_Task_
Don't include pictures. Quote the lines below from the first through the line that contains "y_scale = alt.Scale(domain=[0, 0.4], nice=False)".
※ ※ ※
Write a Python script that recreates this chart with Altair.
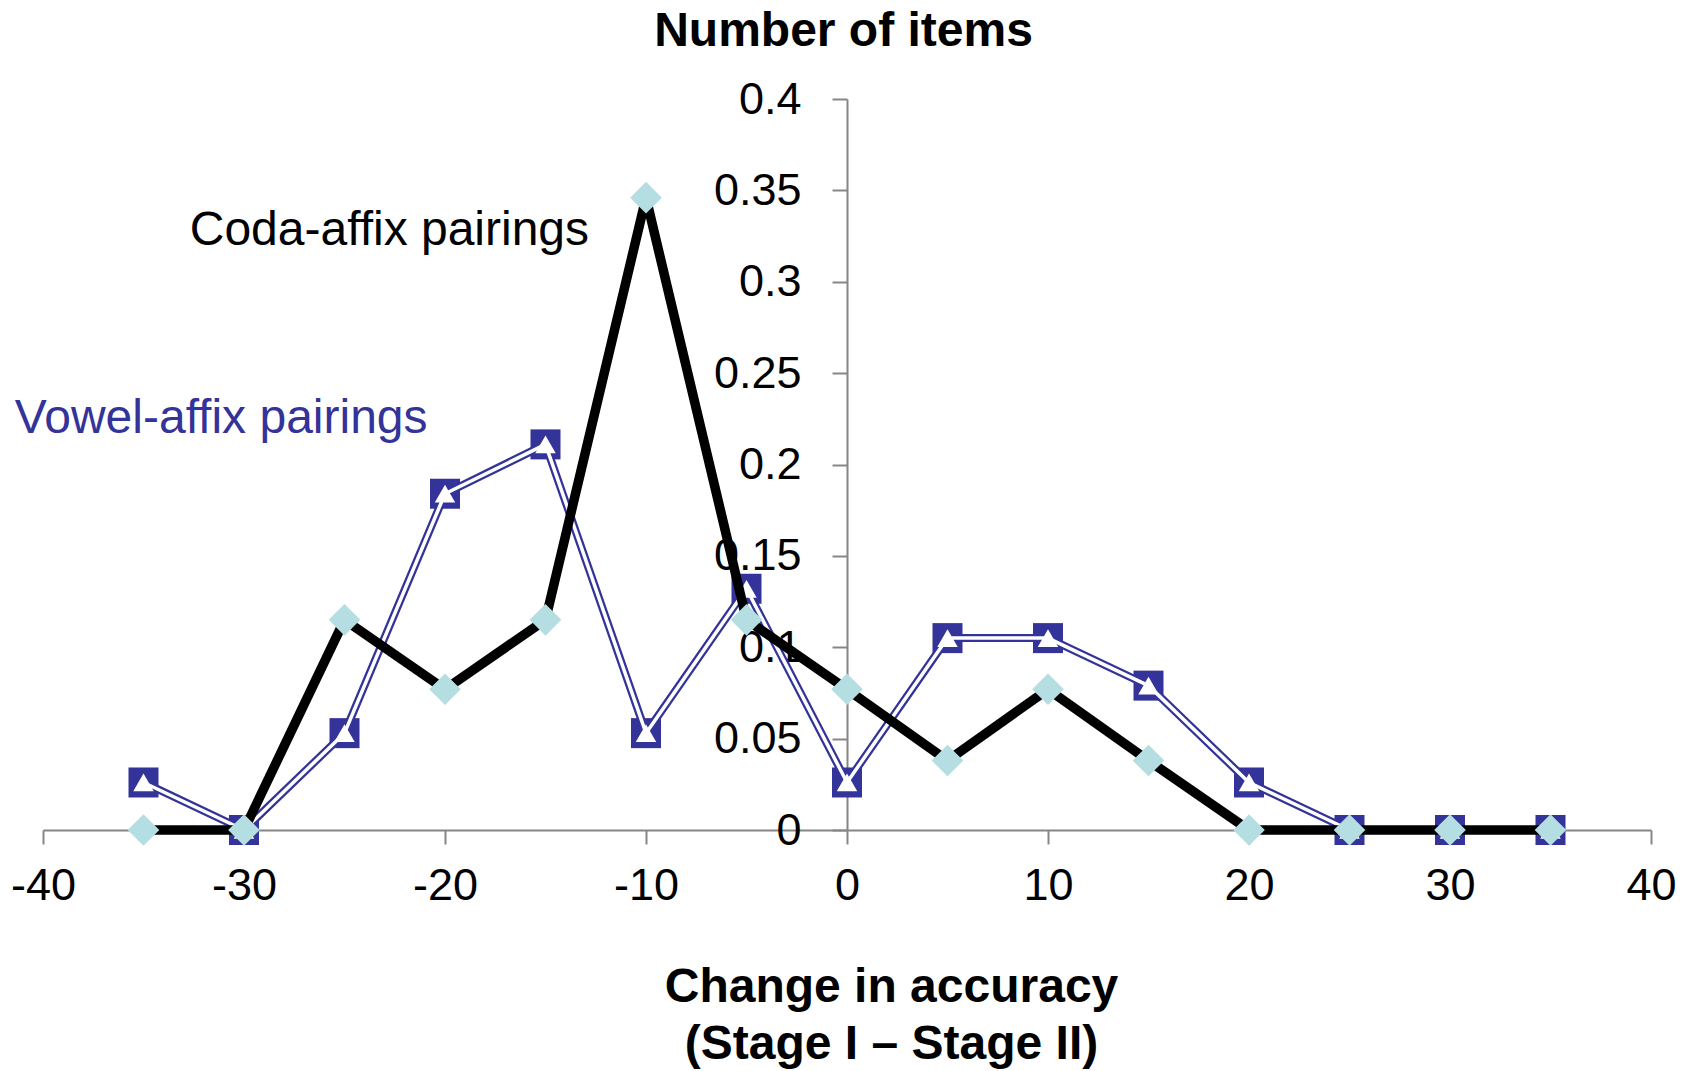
import altair as alt
import pandas as pd

# Change in accuracy (Stage I - Stage II), binned in steps of 5
change = [-35, -30, -25, -20, -15, -10, -5, 0, 5, 10, 15, 20, 25, 30, 35]
# Proportion of items in each bin
vowel_affix = [0.026, 0.0, 0.053, 0.184, 0.211, 0.053, 0.132, 0.026,
               0.105, 0.105, 0.079, 0.026, 0.0, 0.0, 0.0]
coda_affix = [0.0, 0.0, 0.115, 0.077, 0.115, 0.346, 0.115, 0.077,
              0.038, 0.077, 0.038, 0.0, 0.0, 0.0, 0.0]

x_ticks = [-40, -30, -20, -10, 0, 10, 20, 30, 40]
y_ticks = [0, 0.05, 0.1, 0.15, 0.2, 0.25, 0.3, 0.35, 0.4]

# Series labels placed in data units
label_text = ["Coda-affix pairings", "Vowel-affix pairings"]
label_x = [-32.7, -41.4]
label_y = [0.320, 0.217]
label_color = ["#000000", "#333399"]

FONT = "Liberation Sans"
BLUE = "#333399"
CYAN = "#B4DEE1"
GREY = "#868686"

W, H = 1608, 731

df = pd.DataFrame({"change": change, "vowel": vowel_affix, "coda": coda_affix})
labels = pd.DataFrame({"text": label_text, "x": label_x, "y": label_y, "color": label_color})

x_scale = alt.Scale(domain=[-40, 40], nice=False, zero=False)
y_scale = alt.Scale(domain=[0, 0.4], nice=False)

x_axis = alt.Axis(
    values=x_ticks, labelExpr="toString(datum.value)", grid=False,
    labelFont=FONT, labelFontSize=45, labelColor="black", labelPadding=19,
    labelFlush=False, labelOverlap=False,
    tickSize=14, tickWidth=2, tickColor=GREY, domainColor=GREY, domainWidth=2,
    title=["Change in accuracy", "(Stage I \u2013 Stage II)"],
    titleFont=FONT, titleFontSize=48, titleFontWeight="bold", titleColor="black",
    titleX=848, titleY=171, titleAlign="center", titleBaseline="alphabetic",
    titleLineHeight=57,
)
y_axis = alt.Axis(
    values=y_ticks, format=".2~f", grid=False, offset=-W / 2,
    labelFont=FONT, labelFontSize=45, labelColor="black", labelPadding=31,
    labelFlush=False, labelOverlap=False,
    tickSize=15, tickWidth=2, tickColor=GREY, domainColor=GREY, domainWidth=2,
    title="Number of items", titleAngle=0,
    titleFont=FONT, titleFontSize=48, titleFontWeight="bold", titleColor="black",
    titleX=-4, titleY=-54, titleAlign="center", titleBaseline="alphabetic",
)


def xenc(field="change"):
    return alt.X(f"{field}:Q", scale=x_scale, axis=x_axis)


def yenc(field):
    return alt.Y(f"{field}:Q", scale=y_scale, axis=y_axis)


base = alt.Chart(df)

vowel_outer = base.mark_line(color=BLUE, strokeWidth=8, strokeJoin="round").encode(
    x=xenc(), y=yenc("vowel"))
vowel_squares = base.mark_point(shape="square", filled=True, opacity=1, color=BLUE, size=900).encode(
    x=xenc(), y=yenc("vowel"))
vowel_inner = base.mark_line(color="white", strokeWidth=3.5, strokeJoin="round").encode(
    x=xenc(), y=yenc("vowel"))
vowel_triangles = base.mark_point(shape="triangle-up", filled=True, opacity=1, color="white", size=420).encode(
    x=xenc(), y=yenc("vowel"))

coda_line = base.mark_line(color="black", strokeWidth=9.5, strokeJoin="round").encode(
    x=xenc(), y=yenc("coda"))
coda_diamonds = base.mark_point(shape="diamond", filled=True, opacity=1, color=CYAN, size=1000).encode(
    x=xenc(), y=yenc("coda"))

series_labels = alt.Chart(labels).mark_text(
    font=FONT, fontSize=48, align="left", baseline="alphabetic"
).encode(
    x=xenc("x"), y=yenc("y"), text="text:N", color=alt.Color("color:N", scale=None)
)

chart = alt.layer(
    vowel_outer, vowel_squares, vowel_inner, vowel_triangles,
    coda_line, coda_diamonds, series_labels
).properties(
    width=W, height=H,
    autosize=alt.AutoSizeParams(type="none"),
    padding={"left": 43, "top": 99, "right": 41, "bottom": 241},
    background="white",
).configure_view(stroke=None)

chart.save("out.html", embed_options={"renderer": "svg", "actions": False})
※ ※ ※
_Written answer_
Write a Python script that recreates this chart with Altair.
import altair as alt
import pandas as pd

# Change in accuracy (Stage I - Stage II), binned in steps of 5
change = [-35, -30, -25, -20, -15, -10, -5, 0, 5, 10, 15, 20, 25, 30, 35]
# Proportion of items in each bin
vowel_affix = [0.026, 0.0, 0.053, 0.184, 0.211, 0.053, 0.132, 0.026,
               0.105, 0.105, 0.079, 0.026, 0.0, 0.0, 0.0]
coda_affix = [0.0, 0.0, 0.115, 0.077, 0.115, 0.346, 0.115, 0.077,
              0.038, 0.077, 0.038, 0.0, 0.0, 0.0, 0.0]

x_ticks = [-40, -30, -20, -10, 0, 10, 20, 30, 40]
y_ticks = [0, 0.05, 0.1, 0.15, 0.2, 0.25, 0.3, 0.35, 0.4]

# Series labels placed in data units
label_text = ["Coda-affix pairings", "Vowel-affix pairings"]
label_x = [-32.7, -41.4]
label_y = [0.320, 0.217]
label_color = ["#000000", "#333399"]

FONT = "Liberation Sans"
BLUE = "#333399"
CYAN = "#B4DEE1"
GREY = "#868686"

W, H = 1608, 731

df = pd.DataFrame({"change": change, "vowel": vowel_affix, "coda": coda_affix})
labels = pd.DataFrame({"text": label_text, "x": label_x, "y": label_y, "color": label_color})

x_scale = alt.Scale(domain=[-40, 40], nice=False, zero=False)
y_scale = alt.Scale(domain=[0, 0.4], nice=False)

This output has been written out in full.